Yeah. Unless I specifically knew otherwise, I would assume that "organic" means "grown without pesticides or possibly artificial fertilizers, but still on top of what was very recently a rainforest." I would avoid it.
posted by Scientist at 6:17 AM on January 18, 2013 [2 favorites]


Please bear in mind that "organic" does not mean "no pesticides, fungicides, or other -cides". There is no such thing as a farmer who doesn't use them. It simply means that the pesticides and other such treatments are "natural". For example, rotenone is a permissible organic pesticide under EU regulation.
posted by Tanizaki at 7:34 AM on January 18, 2013 [1 favorite]


Please bear in mind that "organic" does not mean "no pesticides, fungicides, or other -cides". There is no such thing as a farmer who doesn't use them.

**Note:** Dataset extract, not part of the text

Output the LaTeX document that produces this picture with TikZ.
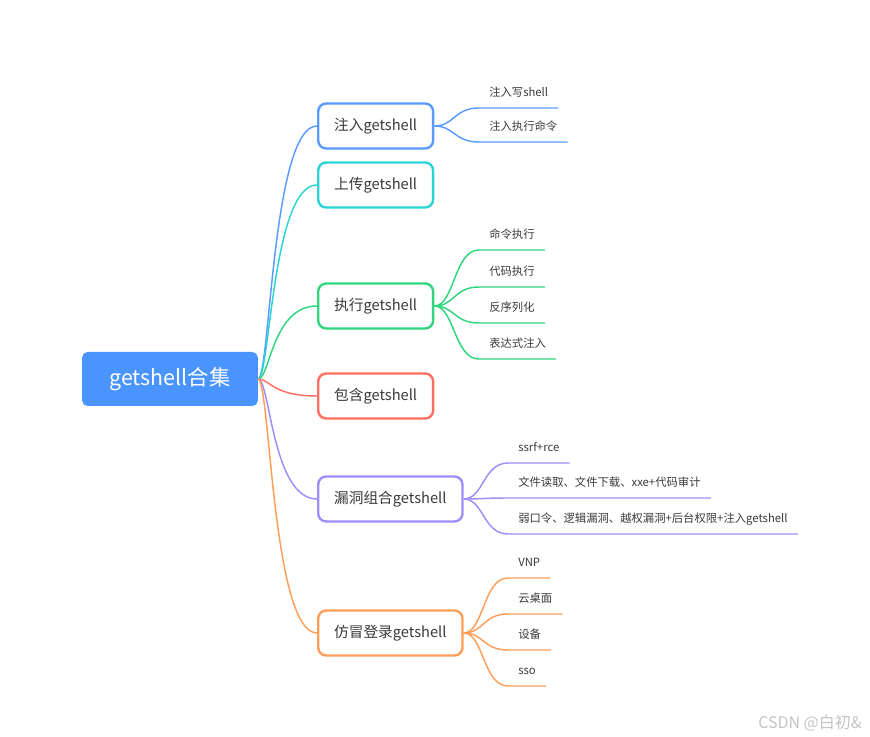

That's not true. I worked at an organic farm in the US, and we didn't use any -cides, only fertilizers and other healthy soil methods, as well as physical methods for retarding weeds/pests, such as covering plots with sheets. This was a ~10-acre farm, so I assume likelihood of such decreases with size, but it's not categorically true that all farmers use pesticides/herbicides, either natural or otherwise.
posted by threeants at 7:59 AM on January 18, 2013


Response by poster: Thank you all for the answers. cromagnon, that was what I expected to hear, really. I'm not really a believer in organic farming and don't usually go out of my way to buy organic foods, but I suppose I was hoping that by some miracle, the organic certification on palm oil was based on the wider effect of the farming, not just the immediate techniques used. Oh well.

elgilito, your links are very helpful. Luckily for me, the supermarkets here are very keen on organic food and even the own-brand soya milk and tofu are organic. They don't all state the country of origin but when they do, it's often Italy.

I will write to Provamel (the manufacturer of the margarine I bought) and ask them about the origin of their palm oil, mostly because I'm annoyed that they have lots of information on their website about where their soya comes from and nothing at all about palm oil. I'll just avoid that marge in the future, though.